Given task: Return exactly, please, the lines that run from the line with "Emit a component" to the line with "const minSize = (v: unknown)", ends included, and omit all pictures.

Records provided:
——————————

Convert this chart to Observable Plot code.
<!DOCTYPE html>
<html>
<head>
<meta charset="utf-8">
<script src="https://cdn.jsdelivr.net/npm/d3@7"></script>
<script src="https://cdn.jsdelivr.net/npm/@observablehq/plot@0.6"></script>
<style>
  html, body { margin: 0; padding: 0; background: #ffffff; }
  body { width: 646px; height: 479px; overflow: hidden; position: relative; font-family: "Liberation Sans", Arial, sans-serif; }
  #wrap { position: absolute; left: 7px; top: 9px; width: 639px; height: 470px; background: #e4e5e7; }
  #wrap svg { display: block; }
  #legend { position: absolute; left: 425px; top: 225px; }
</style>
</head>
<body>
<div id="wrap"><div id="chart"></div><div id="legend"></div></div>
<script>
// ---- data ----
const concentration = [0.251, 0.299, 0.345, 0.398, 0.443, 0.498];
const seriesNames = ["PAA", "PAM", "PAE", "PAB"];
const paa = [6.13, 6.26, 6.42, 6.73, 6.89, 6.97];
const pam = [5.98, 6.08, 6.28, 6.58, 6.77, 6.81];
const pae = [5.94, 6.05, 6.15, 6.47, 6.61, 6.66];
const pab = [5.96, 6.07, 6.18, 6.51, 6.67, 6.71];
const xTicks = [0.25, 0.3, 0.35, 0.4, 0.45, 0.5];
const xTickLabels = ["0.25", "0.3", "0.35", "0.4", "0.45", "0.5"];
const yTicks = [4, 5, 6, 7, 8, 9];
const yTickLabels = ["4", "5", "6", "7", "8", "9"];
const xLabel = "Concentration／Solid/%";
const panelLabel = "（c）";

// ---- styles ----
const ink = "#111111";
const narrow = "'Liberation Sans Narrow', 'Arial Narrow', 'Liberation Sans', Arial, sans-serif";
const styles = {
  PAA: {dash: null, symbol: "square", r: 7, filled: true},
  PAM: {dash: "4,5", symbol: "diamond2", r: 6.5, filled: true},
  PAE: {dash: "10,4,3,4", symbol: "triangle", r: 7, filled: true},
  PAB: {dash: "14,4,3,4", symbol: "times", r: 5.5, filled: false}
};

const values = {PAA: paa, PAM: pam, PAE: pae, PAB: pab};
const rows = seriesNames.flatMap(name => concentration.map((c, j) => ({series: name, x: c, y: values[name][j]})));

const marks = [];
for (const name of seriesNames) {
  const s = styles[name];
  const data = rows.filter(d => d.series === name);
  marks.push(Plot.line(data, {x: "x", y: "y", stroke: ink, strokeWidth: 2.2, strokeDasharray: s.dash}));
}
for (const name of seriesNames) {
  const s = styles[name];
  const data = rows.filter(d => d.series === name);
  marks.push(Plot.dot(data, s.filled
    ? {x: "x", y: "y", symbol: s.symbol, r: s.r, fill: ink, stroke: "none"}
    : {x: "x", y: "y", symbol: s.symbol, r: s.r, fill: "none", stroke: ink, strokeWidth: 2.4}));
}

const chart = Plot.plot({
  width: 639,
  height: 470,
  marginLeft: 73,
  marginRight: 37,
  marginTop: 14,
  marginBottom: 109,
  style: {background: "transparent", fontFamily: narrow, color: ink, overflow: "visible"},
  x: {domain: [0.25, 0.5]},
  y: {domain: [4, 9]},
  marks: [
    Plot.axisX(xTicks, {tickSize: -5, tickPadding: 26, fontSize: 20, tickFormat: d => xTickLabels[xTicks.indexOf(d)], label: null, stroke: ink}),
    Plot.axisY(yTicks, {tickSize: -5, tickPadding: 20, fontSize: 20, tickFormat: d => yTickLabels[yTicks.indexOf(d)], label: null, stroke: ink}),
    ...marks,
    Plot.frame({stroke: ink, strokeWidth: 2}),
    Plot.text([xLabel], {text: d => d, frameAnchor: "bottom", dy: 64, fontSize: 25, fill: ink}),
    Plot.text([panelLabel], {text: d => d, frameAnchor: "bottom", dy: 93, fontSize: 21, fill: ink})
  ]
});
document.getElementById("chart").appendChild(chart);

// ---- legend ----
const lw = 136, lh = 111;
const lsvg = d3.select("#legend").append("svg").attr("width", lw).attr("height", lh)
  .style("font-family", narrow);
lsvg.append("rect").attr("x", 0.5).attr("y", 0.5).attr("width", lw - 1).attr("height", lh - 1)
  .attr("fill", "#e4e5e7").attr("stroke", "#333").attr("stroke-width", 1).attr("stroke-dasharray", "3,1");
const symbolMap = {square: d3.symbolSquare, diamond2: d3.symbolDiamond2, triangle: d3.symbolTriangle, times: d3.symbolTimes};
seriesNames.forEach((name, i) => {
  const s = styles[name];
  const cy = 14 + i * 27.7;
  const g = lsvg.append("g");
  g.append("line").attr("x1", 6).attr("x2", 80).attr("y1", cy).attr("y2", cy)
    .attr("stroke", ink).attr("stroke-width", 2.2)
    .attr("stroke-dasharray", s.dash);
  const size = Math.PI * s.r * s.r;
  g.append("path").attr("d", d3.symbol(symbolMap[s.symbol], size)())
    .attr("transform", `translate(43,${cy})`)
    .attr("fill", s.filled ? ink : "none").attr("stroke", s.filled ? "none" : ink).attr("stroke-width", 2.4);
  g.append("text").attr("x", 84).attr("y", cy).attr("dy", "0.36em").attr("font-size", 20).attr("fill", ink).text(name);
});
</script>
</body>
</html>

——————————

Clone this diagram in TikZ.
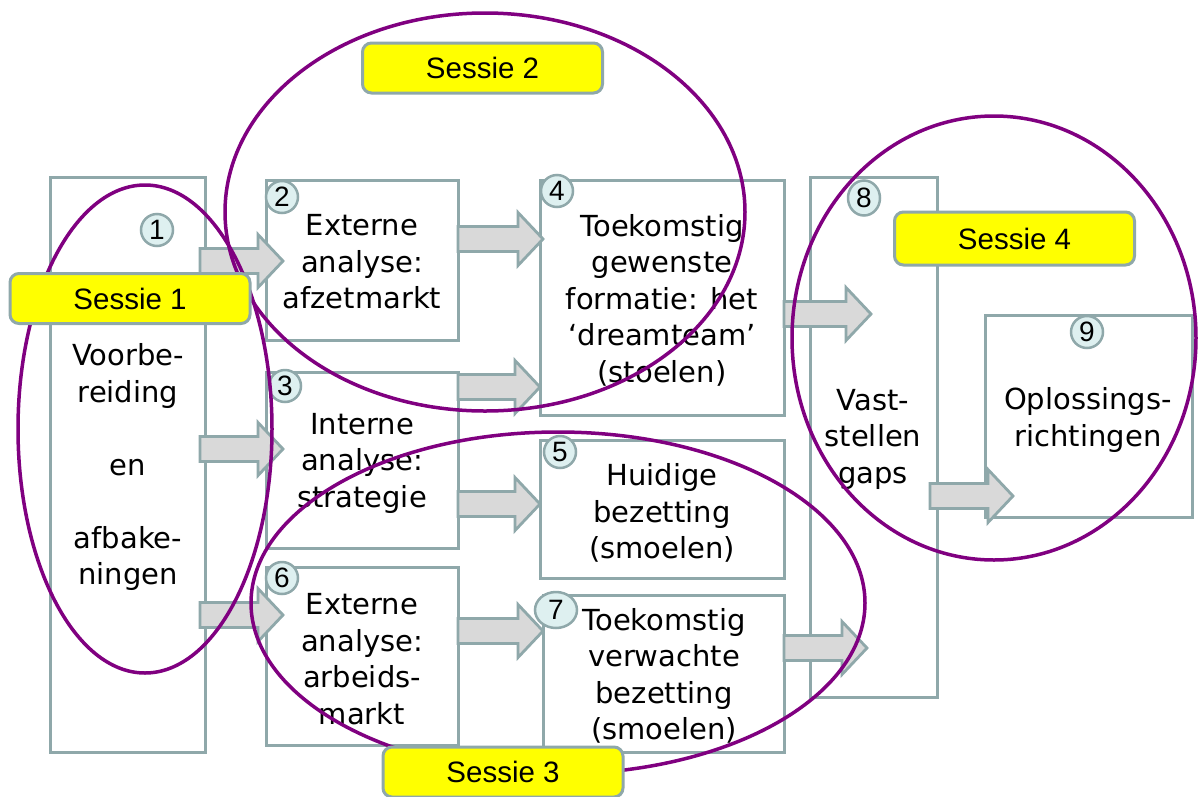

——————————

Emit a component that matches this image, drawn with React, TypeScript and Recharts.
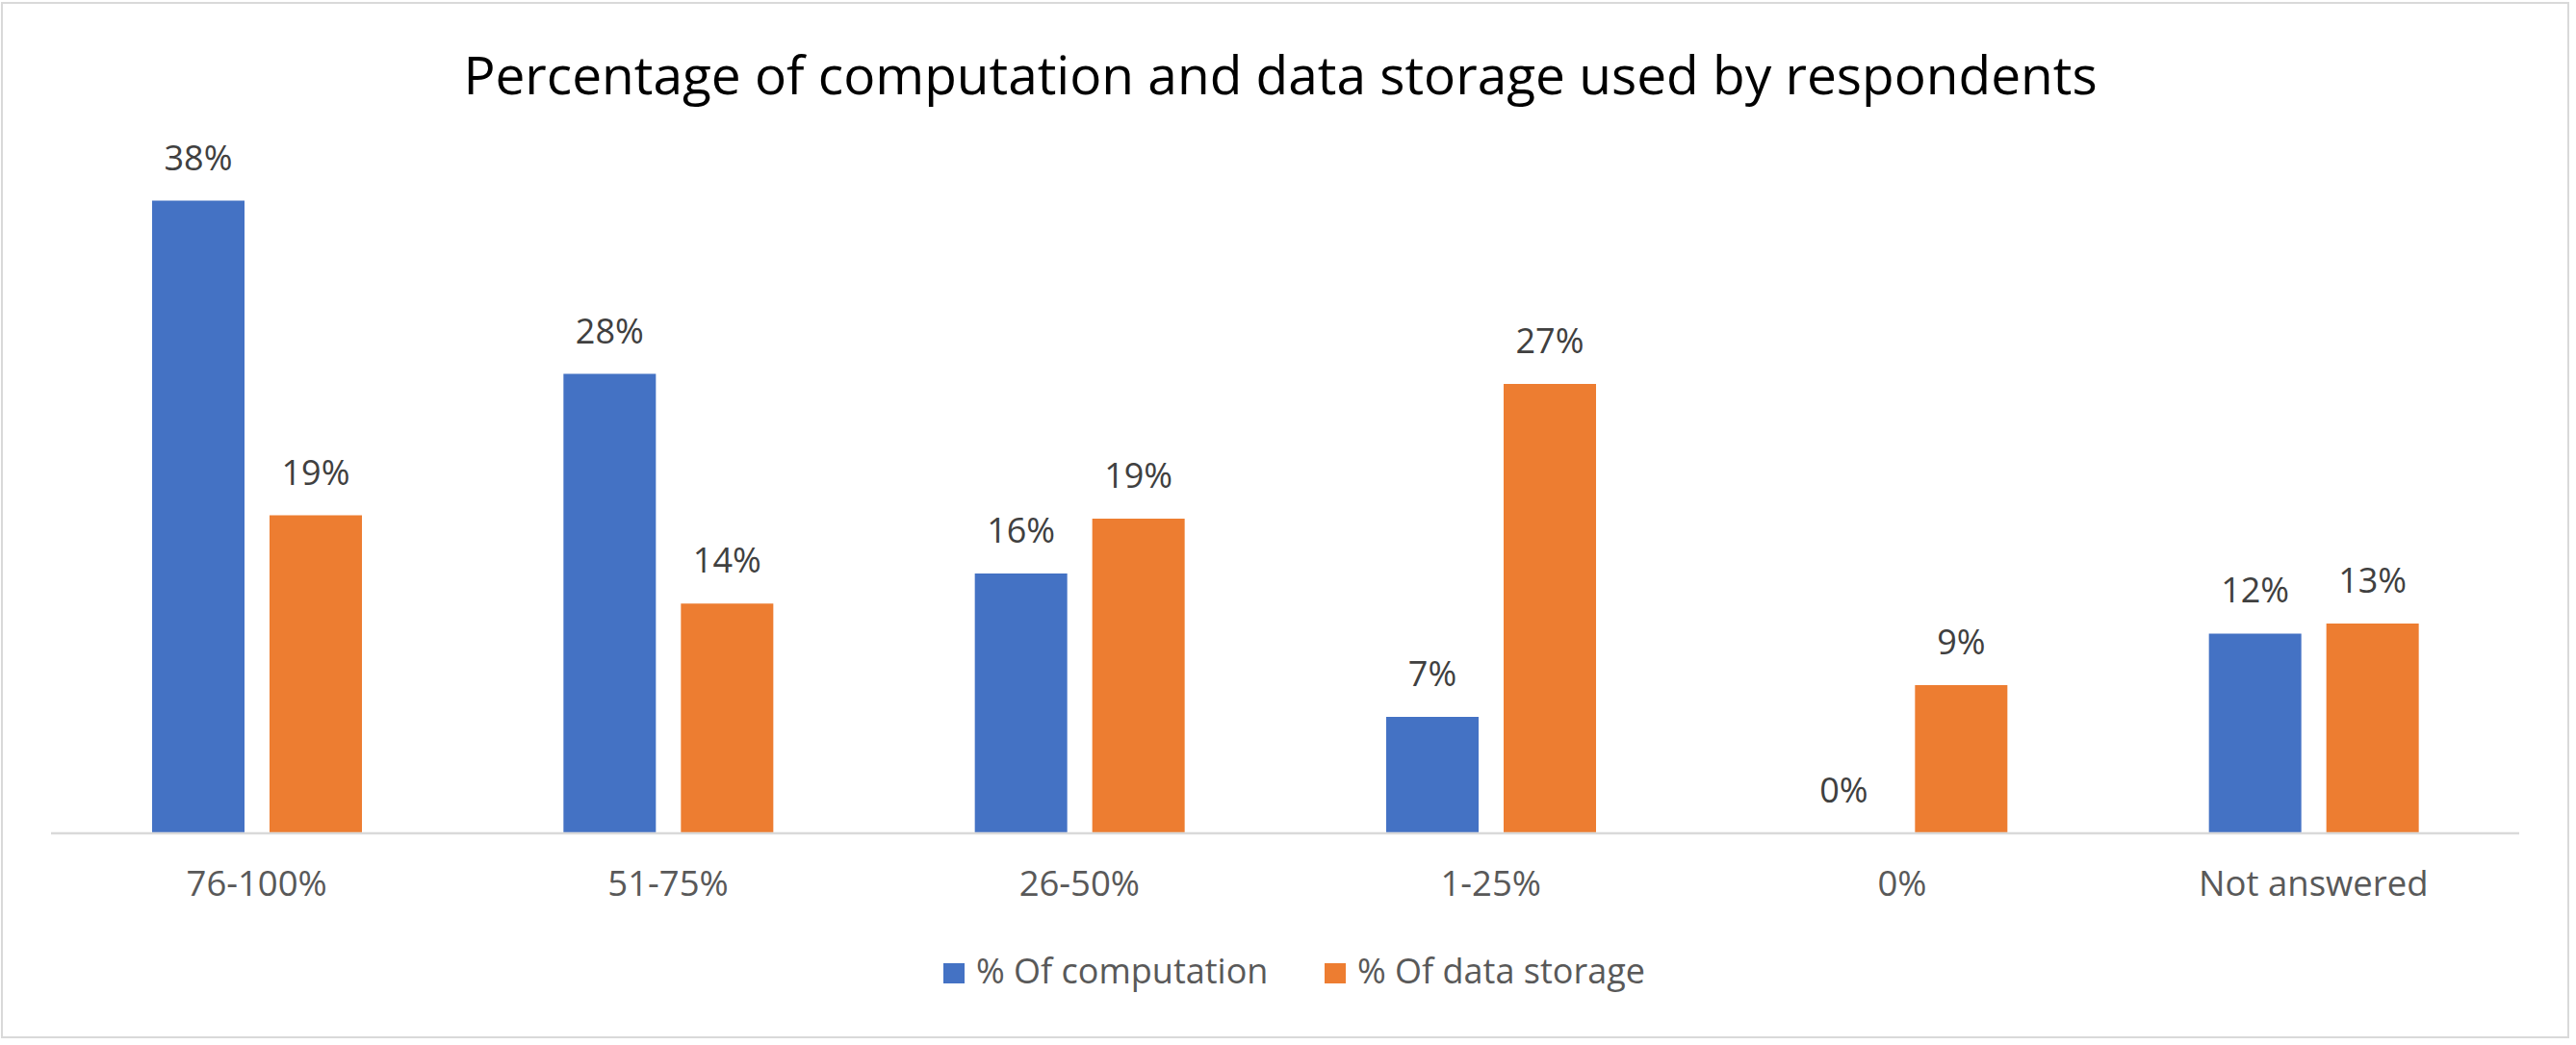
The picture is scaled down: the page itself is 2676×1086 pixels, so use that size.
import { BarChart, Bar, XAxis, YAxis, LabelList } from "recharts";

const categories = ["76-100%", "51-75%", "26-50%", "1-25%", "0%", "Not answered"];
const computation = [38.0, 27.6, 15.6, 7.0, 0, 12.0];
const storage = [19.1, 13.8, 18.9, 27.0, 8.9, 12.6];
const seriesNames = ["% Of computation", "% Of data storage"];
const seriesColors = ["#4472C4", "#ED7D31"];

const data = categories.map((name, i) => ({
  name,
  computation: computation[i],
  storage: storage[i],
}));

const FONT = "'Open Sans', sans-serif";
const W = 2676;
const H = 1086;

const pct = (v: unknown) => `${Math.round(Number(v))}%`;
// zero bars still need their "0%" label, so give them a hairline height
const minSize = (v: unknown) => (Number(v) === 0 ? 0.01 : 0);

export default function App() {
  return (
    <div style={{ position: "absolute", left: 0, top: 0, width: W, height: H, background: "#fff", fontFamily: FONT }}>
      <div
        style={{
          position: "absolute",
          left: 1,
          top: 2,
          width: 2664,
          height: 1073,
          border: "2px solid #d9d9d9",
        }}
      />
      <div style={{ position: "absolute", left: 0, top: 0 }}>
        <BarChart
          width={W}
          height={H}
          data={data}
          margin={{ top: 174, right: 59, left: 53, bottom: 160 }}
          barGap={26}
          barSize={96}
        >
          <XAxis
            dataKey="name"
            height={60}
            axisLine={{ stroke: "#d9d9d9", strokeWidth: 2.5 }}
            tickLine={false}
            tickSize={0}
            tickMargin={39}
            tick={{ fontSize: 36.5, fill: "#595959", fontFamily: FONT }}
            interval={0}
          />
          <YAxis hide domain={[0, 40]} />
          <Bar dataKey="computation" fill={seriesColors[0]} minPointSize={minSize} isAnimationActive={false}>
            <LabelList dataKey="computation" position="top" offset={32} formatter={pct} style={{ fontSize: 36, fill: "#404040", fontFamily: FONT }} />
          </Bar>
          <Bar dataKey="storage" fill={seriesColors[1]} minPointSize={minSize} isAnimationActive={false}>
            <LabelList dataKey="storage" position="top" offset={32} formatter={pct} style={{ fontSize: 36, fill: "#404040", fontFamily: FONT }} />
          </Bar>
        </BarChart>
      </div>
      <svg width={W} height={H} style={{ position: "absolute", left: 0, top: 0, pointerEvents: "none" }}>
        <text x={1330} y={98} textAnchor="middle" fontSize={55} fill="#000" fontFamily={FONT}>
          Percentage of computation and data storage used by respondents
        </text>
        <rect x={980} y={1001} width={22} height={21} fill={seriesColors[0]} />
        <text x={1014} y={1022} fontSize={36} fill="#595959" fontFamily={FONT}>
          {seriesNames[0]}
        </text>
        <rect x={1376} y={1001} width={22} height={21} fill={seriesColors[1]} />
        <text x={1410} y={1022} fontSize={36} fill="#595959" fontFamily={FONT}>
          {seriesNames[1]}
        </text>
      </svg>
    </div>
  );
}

——————————

The output:
Emit a component that matches this image, drawn with React, TypeScript and Recharts.
The picture is scaled down: the page itself is 2676×1086 pixels, so use that size.
import { BarChart, Bar, XAxis, YAxis, LabelList } from "recharts";

const categories = ["76-100%", "51-75%", "26-50%", "1-25%", "0%", "Not answered"];
const computation = [38.0, 27.6, 15.6, 7.0, 0, 12.0];
const storage = [19.1, 13.8, 18.9, 27.0, 8.9, 12.6];
const seriesNames = ["% Of computation", "% Of data storage"];
const seriesColors = ["#4472C4", "#ED7D31"];

const data = categories.map((name, i) => ({
  name,
  computation: computation[i],
  storage: storage[i],
}));

const FONT = "'Open Sans', sans-serif";
const W = 2676;
const H = 1086;

const pct = (v: unknown) => `${Math.round(Number(v))}%`;
// zero bars still need their "0%" label, so give them a hairline height
const minSize = (v: unknown) => (Number(v) === 0 ? 0.01 : 0);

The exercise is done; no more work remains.